Records contained in a dataset
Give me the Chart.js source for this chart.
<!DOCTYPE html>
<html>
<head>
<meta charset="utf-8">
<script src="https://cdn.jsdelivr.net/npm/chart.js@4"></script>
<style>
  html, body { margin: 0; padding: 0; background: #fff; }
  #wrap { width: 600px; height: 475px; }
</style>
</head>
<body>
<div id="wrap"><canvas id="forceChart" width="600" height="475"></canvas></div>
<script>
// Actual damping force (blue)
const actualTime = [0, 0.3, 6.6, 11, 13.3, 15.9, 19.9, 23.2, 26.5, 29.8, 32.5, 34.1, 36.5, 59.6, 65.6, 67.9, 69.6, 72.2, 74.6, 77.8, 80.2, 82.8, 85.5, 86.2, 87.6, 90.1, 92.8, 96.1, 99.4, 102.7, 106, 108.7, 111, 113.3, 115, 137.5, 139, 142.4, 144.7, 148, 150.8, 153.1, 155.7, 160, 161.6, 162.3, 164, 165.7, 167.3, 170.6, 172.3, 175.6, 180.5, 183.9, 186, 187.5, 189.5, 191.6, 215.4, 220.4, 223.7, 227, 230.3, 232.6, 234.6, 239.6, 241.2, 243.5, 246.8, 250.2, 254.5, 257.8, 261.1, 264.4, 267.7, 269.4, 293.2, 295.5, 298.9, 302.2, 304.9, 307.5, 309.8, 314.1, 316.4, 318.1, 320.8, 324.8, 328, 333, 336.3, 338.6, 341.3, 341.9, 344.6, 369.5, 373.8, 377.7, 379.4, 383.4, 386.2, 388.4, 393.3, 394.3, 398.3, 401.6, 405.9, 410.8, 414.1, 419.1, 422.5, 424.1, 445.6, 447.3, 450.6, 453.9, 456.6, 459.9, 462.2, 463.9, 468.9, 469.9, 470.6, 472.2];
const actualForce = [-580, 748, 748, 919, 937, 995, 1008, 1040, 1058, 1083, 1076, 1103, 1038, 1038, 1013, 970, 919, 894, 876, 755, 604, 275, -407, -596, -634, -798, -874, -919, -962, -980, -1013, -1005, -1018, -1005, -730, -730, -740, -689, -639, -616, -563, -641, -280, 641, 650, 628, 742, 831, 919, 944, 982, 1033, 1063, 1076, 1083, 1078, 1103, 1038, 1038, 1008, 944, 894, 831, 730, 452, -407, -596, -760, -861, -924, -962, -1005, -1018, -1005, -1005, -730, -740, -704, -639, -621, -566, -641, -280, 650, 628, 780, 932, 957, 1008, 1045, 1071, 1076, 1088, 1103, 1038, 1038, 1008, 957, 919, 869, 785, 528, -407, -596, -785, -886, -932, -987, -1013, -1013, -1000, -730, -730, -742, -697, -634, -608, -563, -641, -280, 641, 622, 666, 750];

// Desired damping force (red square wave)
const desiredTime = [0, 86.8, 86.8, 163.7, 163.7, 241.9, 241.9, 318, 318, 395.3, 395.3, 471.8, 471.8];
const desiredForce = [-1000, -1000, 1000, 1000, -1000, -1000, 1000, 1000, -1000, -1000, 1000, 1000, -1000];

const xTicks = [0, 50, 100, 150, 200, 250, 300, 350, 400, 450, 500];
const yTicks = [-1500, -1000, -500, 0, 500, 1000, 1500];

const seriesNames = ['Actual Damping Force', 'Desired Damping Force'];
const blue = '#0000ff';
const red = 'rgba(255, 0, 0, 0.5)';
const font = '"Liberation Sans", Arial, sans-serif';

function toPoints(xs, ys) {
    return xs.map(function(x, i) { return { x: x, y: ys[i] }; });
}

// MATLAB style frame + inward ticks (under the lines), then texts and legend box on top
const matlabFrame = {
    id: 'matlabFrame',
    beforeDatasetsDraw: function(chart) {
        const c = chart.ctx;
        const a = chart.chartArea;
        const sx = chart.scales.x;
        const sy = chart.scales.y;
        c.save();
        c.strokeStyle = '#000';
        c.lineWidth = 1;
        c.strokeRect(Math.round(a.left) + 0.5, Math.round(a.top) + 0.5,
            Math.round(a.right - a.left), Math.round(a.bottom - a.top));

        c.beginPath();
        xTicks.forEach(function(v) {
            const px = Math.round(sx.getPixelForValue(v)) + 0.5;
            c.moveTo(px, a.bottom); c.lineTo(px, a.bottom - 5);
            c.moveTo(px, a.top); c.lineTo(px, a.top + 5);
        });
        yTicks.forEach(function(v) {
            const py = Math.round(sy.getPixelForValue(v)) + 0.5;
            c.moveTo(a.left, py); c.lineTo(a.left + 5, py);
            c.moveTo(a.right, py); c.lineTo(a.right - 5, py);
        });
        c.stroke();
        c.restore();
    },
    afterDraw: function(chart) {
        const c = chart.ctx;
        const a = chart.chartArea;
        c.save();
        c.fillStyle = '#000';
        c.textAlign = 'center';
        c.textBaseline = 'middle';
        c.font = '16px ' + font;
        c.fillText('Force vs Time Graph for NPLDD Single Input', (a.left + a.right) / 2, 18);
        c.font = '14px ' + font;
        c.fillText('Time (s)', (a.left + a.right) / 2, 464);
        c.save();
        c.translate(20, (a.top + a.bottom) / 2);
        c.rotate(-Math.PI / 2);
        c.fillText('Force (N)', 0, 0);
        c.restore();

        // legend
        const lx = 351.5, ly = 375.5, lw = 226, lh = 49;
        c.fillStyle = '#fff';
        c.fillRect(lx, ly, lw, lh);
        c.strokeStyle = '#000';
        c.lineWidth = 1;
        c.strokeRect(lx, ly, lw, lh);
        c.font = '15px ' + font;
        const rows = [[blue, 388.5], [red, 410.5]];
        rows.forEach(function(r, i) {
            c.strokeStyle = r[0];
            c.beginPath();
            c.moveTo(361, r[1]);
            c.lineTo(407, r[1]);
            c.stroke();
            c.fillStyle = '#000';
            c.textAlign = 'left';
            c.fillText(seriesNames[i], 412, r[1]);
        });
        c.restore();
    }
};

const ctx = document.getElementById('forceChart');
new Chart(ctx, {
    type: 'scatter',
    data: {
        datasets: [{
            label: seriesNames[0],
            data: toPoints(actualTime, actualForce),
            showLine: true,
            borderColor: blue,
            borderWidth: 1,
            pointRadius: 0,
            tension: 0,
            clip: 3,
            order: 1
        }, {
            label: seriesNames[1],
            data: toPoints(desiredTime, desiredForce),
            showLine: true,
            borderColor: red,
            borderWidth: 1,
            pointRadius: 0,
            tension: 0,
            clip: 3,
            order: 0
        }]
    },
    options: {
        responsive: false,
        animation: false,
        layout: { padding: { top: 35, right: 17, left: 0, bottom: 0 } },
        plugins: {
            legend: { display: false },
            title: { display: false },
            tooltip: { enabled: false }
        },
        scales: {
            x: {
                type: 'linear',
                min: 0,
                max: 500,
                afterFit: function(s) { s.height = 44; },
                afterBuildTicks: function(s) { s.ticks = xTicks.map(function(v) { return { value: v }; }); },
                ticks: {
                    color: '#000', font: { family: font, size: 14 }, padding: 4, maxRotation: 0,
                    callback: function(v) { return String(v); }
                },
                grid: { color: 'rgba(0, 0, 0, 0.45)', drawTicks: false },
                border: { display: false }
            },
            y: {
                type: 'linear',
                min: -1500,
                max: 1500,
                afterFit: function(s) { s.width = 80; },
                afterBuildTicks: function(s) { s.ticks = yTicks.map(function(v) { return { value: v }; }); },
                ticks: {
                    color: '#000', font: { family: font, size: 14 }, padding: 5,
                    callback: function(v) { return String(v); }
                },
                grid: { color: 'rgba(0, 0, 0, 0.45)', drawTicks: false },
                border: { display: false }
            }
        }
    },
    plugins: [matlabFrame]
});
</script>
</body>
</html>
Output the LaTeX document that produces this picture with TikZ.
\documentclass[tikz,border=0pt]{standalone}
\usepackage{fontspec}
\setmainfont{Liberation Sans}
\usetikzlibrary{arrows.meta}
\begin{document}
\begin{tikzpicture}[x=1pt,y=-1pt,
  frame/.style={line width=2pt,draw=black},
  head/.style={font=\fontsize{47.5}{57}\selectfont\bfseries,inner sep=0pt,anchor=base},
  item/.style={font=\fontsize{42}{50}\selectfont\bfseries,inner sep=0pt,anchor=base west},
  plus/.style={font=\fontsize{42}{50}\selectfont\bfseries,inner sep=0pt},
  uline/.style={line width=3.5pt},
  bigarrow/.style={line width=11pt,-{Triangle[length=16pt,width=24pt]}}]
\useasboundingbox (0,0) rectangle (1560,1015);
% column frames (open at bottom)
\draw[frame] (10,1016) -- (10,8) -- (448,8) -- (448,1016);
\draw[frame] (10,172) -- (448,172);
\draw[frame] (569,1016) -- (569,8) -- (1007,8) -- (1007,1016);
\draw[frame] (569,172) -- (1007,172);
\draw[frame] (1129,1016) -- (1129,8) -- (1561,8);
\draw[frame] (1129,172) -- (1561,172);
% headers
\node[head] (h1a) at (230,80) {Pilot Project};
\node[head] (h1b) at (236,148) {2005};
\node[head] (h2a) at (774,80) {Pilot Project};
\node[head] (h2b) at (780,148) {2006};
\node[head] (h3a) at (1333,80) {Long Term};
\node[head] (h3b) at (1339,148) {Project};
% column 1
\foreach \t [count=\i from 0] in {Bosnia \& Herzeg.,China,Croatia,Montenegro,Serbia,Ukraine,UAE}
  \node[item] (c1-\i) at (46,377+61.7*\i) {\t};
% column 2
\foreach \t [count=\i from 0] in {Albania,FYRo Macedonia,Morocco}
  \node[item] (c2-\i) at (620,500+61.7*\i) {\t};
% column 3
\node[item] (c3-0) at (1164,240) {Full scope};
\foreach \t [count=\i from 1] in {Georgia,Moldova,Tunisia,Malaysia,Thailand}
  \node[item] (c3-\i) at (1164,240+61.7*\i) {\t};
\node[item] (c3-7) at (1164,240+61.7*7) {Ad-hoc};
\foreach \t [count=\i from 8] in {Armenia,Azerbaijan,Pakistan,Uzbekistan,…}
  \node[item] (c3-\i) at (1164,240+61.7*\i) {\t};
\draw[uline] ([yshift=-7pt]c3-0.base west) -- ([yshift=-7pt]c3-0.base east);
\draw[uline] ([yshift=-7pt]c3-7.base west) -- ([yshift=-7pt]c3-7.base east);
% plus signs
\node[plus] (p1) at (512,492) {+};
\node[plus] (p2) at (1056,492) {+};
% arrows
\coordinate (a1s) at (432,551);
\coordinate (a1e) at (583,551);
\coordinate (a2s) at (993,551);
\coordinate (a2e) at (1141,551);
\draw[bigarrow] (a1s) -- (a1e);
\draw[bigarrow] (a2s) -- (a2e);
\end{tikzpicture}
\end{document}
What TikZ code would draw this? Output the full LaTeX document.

Brief: Which lines in the listing above hold the word "Output"? Show each of them.

The solution:
Output the LaTeX document that produces this picture with TikZ.
What TikZ code would draw this? Output the full LaTeX document.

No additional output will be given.